What would the South have? They took the management at the very threshold of our government, and, excepting the rigidly just administration of Washington, they have kept it ever since. They claimed slave representation and obtained it. For their convenience the revenues were raised by imposts instead of direct taxes, and thus they give little or nothing in exchange for their excessive representation. They have increased the slave States, till they have twenty-five votes in Congress—They have laid the embargo, and declared war—They have controlled the expenditures of the nation—They have acquired Louisiana and Florida for an eternal slave market, and perchance for the manufactory of more slave States—They have given five presidents out of seven to the United States—And in their attack upon manufactures, they have gained Mr. Clay's concession bill. "But all this availeth not, so long as Mordecai the Jew sitteth in the king's gate." The free States must be kept down. But change their policy as they will, free States cannot be kept down. There is but one way to ruin them; and that is to make them slave
States. If the South with all her power and skill cannot manage herself into prosperity, it is because the difficulty lies at her own doors, and she will not remove it. At one time her deserted villages were attributed to the undue patronage bestowed upon settlers on the public lands: at another, the tariff is the cause of her desolation. Slavery, the real root of the evil, is carefully kept out of sight, as a "delicate subject," which must not be alluded to. It is a singular fact in the present age of the world, that delicate and indelicate subjects mean precisely the same thing.
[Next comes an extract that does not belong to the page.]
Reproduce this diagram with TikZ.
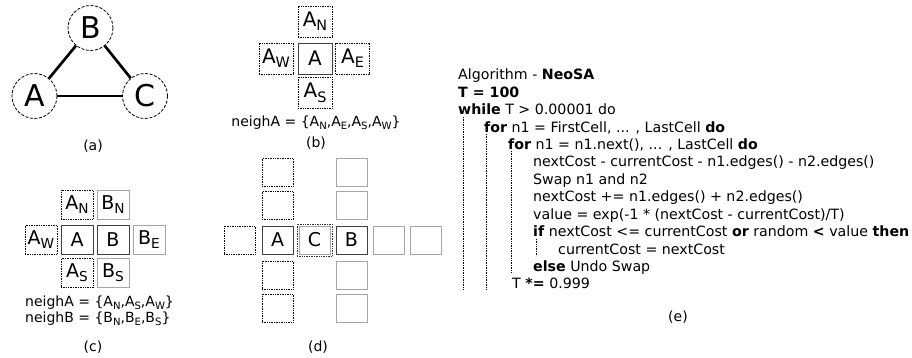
\documentclass[tikz,border=0pt]{standalone}
\usepackage{fontspec}
\setmainfont{DejaVu Sans}
\newcommand\sbs[1]{\raisebox{-0.22em}{\scalebox{0.72}{#1}}}
\begin{document}
\begin{tikzpicture}[x=1pt,y=-1pt,
  circ/.style={circle,draw,dash pattern=on 3pt off 1.6pt,line width=0.8pt,minimum size=45pt,inner sep=0pt,font=\fontsize{30}{30}\selectfont},
  edge/.style={line width=2.7pt},
  boxb/.style={rectangle,minimum width=34pt,minimum height=31pt,inner sep=0pt,font=\fontsize{20}{20}\selectfont},
  boxc/.style={rectangle,minimum width=32pt,minimum height=29pt,inner sep=0pt,font=\fontsize{19}{19}\selectfont},
  boxd/.style={rectangle,minimum width=31pt,minimum height=28pt,inner sep=0pt,font=\fontsize{19}{19}\selectfont},
  dotb/.style={draw=black,densely dotted,line width=0.7pt},
  grayb/.style={draw=black!35,line width=0.8pt},
  mainb/.style={draw=black!75,line width=0.9pt},
  lbl/.style={font=\fontsize{14}{14}\selectfont},
  neigh/.style={font=\fontsize{14}{16}\selectfont,align=left},
  alg/.style={anchor=base west,inner sep=0pt,font=\fontsize{14.2}{14.2}\selectfont},
  guide/.style={densely dotted,line width=0.7pt}]
\useasboundingbox (0,0) rectangle (912,358);
% (a)
\node[circ] (B) at (90.5,28) {B};
\node[circ] (A) at (34.5,96) {A};
\node[circ] (C) at (145,96) {C};
\draw[edge] (A) -- (B);
\draw[edge] (B) -- (C);
\draw[edge] (A) -- (C);
\node[lbl] (la) at (93,146) {(a)};
% (b)
\node[boxb,mainb] (bA) at (315,58.5) {A};
\node[boxb,dotb] (bAN) at (315,21.5) {A\sbs{N}};
\node[boxb,dotb] (bAS) at (315,93) {A\sbs{S}};
\node[boxb,dotb] (bAW) at (276,58.5) {A\sbs{W}};
\node[boxb,dotb] (bAE) at (352.5,58.5) {A\sbs{E}};
\node[neigh] (nb) at (316,123) {neighA = \{A\sbs{N},A\sbs{E},A\sbs{S},A\sbs{W}\}};
\node[lbl] (lb) at (316,143) {(b)};
% (c)
\node[boxc,mainb] (cA) at (77,239.5) {A};
\node[boxc,mainb] (cB) at (113,239.5) {B};
\node[boxc,dotb] (cAN) at (77,204.5) {A\sbs{N}};
\node[boxc,dotb] (cAS) at (77,273) {A\sbs{S}};
\node[boxc,dotb] (cAW) at (41,239.5) {A\sbs{W}};
\node[boxc,grayb] (cBN) at (113,204.5) {B\sbs{N}};
\node[boxc,grayb] (cBS) at (113,273) {B\sbs{S}};
\node[boxc,grayb] (cBE) at (149,239.5) {B\sbs{E}};
\node[neigh,anchor=west,inner sep=0pt] (nc) at (25,311) {neighA = \{A\sbs{N},A\sbs{S},A\sbs{W}\}\\neighB = \{B\sbs{N},B\sbs{E},B\sbs{S}\}};
\node[lbl] (lc) at (93,347) {(c)};
% (d)
\node[boxd,mainb] (dA) at (277.5,240) {A};
\node[boxd,grayb] (dC) at (314.5,240) {C};
\node[rectangle,minimum width=35pt,minimum height=32pt,inner sep=0pt,dotb,draw=black!80] (dCo) at (dC) {};
\node[boxd,mainb] (dB) at (351.5,240) {B};
\node[boxd,dotb] (dW) at (239.5,240) {};
\node[boxd,dotb] (dN1) at (277.5,205.5) {};
\node[boxd,dotb] (dN2) at (277.5,172.5) {};
\node[boxd,dotb] (dS1) at (277.5,275) {};
\node[boxd,dotb] (dS2) at (277.5,308) {};
\node[boxd,grayb] (dBN1) at (351.5,205.5) {};
\node[boxd,grayb] (dBN2) at (351.5,172.5) {};
\node[boxd,grayb] (dBS1) at (351.5,275) {};
\node[boxd,grayb] (dBS2) at (351.5,308) {};
\node[boxd,grayb] (dE1) at (389,240) {};
\node[boxd,grayb] (dE2) at (425.5,240) {};
\node[lbl] (ld) at (318,347) {(d)};
% (e)
\node[alg] (e1) at (458,80) {Algorithm - \textbf{NeoSA}};
\node[alg] (e2) at (458,97.4) {\textbf{T = 100}};
\node[alg] (e3) at (458,114.8) {\textbf{while} T > 0.00001 do};
\node[alg] (e4) at (484,132.2) {\textbf{for} n1 = FirstCell, ... , LastCell \textbf{do}};
\node[alg] (e5) at (508,149.6) {\textbf{for} n1 = n1.next(), ... , LastCell \textbf{do}};
\node[alg] (e6) at (533,167) {nextCost - currentCost - n1.edges() - n2.edges()};
\node[alg] (e7) at (533,184.4) {Swap n1 and n2};
\node[alg] (e8) at (533,201.8) {nextCost += n1.edges() + n2.edges()};
\node[alg] (e9) at (533,219.2) {value = exp(-1 * (nextCost - currentCost)/T)};
\node[alg] (e10) at (533,236.6) {\textbf{if} nextCost <= currentCost \textbf{or} random \textbf{<} value \textbf{then}};
\node[alg] (e11) at (558,254) {currentCost = nextCost};
\node[alg] (e12) at (533,271.4) {\textbf{else} Undo Swap};
\node[alg] (e13) at (512,288.8) {T \textbf{*=} 0.999};
\coordinate (g1a) at (463,117);
\coordinate (g1b) at (463,290);
\coordinate (g2a) at (486,134);
\coordinate (g2b) at (486,290);
\coordinate (g3a) at (511,151);
\coordinate (g3b) at (511,273);
\coordinate (g4a) at (536,239);
\coordinate (g4b) at (536,256);
\draw[guide] (g1a) -- (g1b);
\draw[guide] (g2a) -- (g2b);
\draw[guide] (g3a) -- (g3b);
\draw[guide] (g4a) -- (g4b);
\node[lbl] (le) at (678,317) {(e)};
\end{tikzpicture}
\end{document}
If any proof were wanted, that slavery is the cause of all this discord, it is furnished by Eastern and Western Virginia. They belong to the same State, and are protected by the same laws; but in the former, the slaveholding interest is very strong—while in the latter, it is scarcely any thing. The result is, warfare, and continual complaints, and threats of separation. There are no such contentions between the different sections of free States; simply because slavery, the exciting cause of strife, does not exist among them.
The constant threat of the slaveholding States is the dissolution of the Union; and they have repeated it with all the earnestness of sincerity, though there are powerful reasons why it would not be well for them to venture upon that untried state of being. In one respect only, are these threats of any consequence—they have familiarized the public mind with the subject of separation, and diminished the reverence, with which the free States have hitherto regarded the Union.
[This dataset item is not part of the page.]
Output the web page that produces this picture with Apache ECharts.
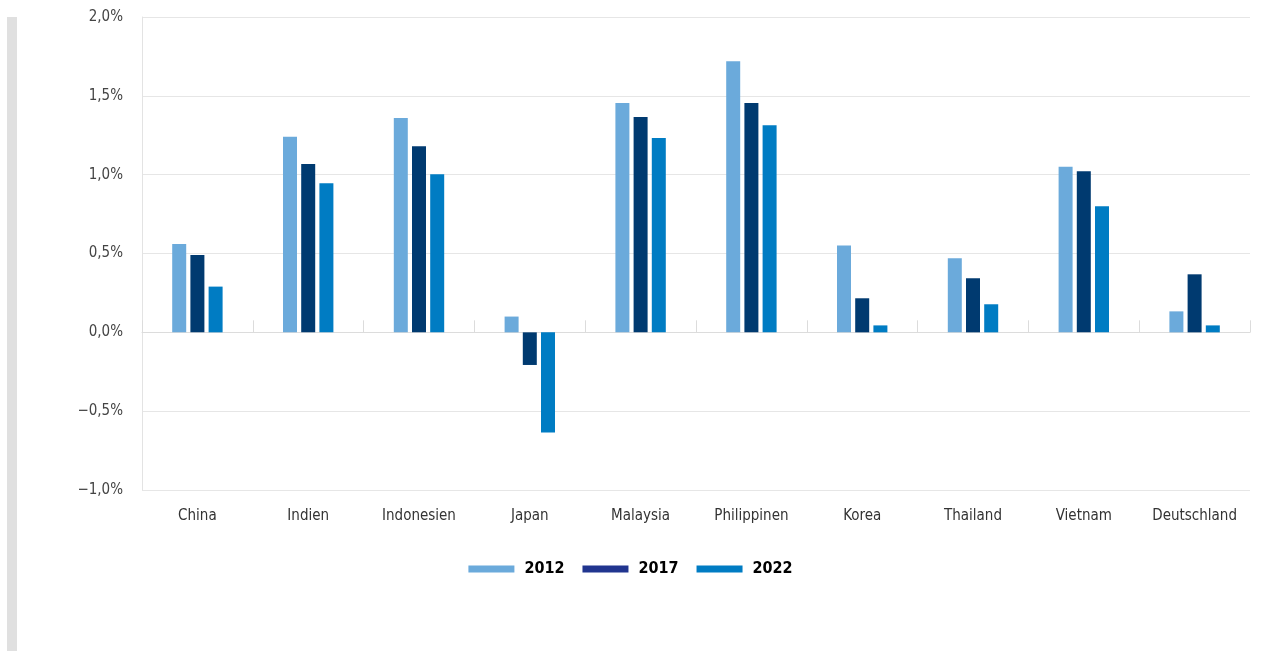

The farewell advice of Washington operated like a spell upon the hearts and consciences of his countrymen. For many, many years after his death, it would almost have been deemed blasphemy to speak of separation as a possible event. I would that it still continued so! But it is now an every-day occurrence, to hear politicians, of all parties, conjecturing what system would be pursued by different sections of the country, in case of a dissolution of the Union. This evil is likewise chargeable upon slavery. The threats of separation have uniformly come from the slaveholding States; and on many important measures the free States have been awed into acquiescence by their respect for the Union.
Mr. Adams, in the able and manly report before alluded to, says: "It cannot be denied that in a community spreading over a large extent of territory, and politically founded upon the principles proclaimed in the Declaration of Independence, but
differing so widely in the elements of their social condition, that the inhabitants of one-half the territory are wholly free, and those of the other half divided into masters and slaves, deep if not irreconcilable collisions of interest must abound. The question whether such a community can exist under one common government, is a subject of profound, philosophical speculation in theory. Whether it can continue long to exist, is a question to be solved only by the experiment now making by the people of this Union, under that national compact, the constitution of the United States."
The admission of Missouri into the Union is another clear illustration of the slaveholding power. That contest was marked by the same violence, and the same threats, as have characterized nullification. On both occasions the planters were pitted against the commercial and manufacturing sections of the country. On both occasions the democracy of the North was, by one means or another, induced to throw its strength upon the Southern lever, to increase its already prodigious power. On both, and on all occasions, some little support has been given to Northern principles in Maryland, Virginia, and North Carolina; because in portions of those States there is a considerable commercial interest, and some encouragement of free labor. So true it is, in the minutest details, that slavery and freedom are always arrayed in opposition to each other.
At the time of the Missouri question, the pestiferous effects of slavery had become too obvious to escape the observation of the most superficial statesman. The new free States admitted into the Union enjoyed tenfold prosperity compared with the new slave States. Give a free laborer a barren rock, and he will soon cover it with vegetation; while the slave and his task-master, would change the garden of Eden to a desert.
But Missouri must be admitted as a slave State, for two strong reasons. First, that the planters might perpetuate their predominant influence by adding to the slave representation,—the power of which is always concentrated against the interests of the free States. Second, that a new market might be opened for their surplus slaves. It is lamentable to think that two votes in favor of Missouri slavery, were given by Massachusetts men; and that those two votes would have turned the scale. The planters loudly threatened to dissolve the Union, if slavery were not extended beyond the Mississippi.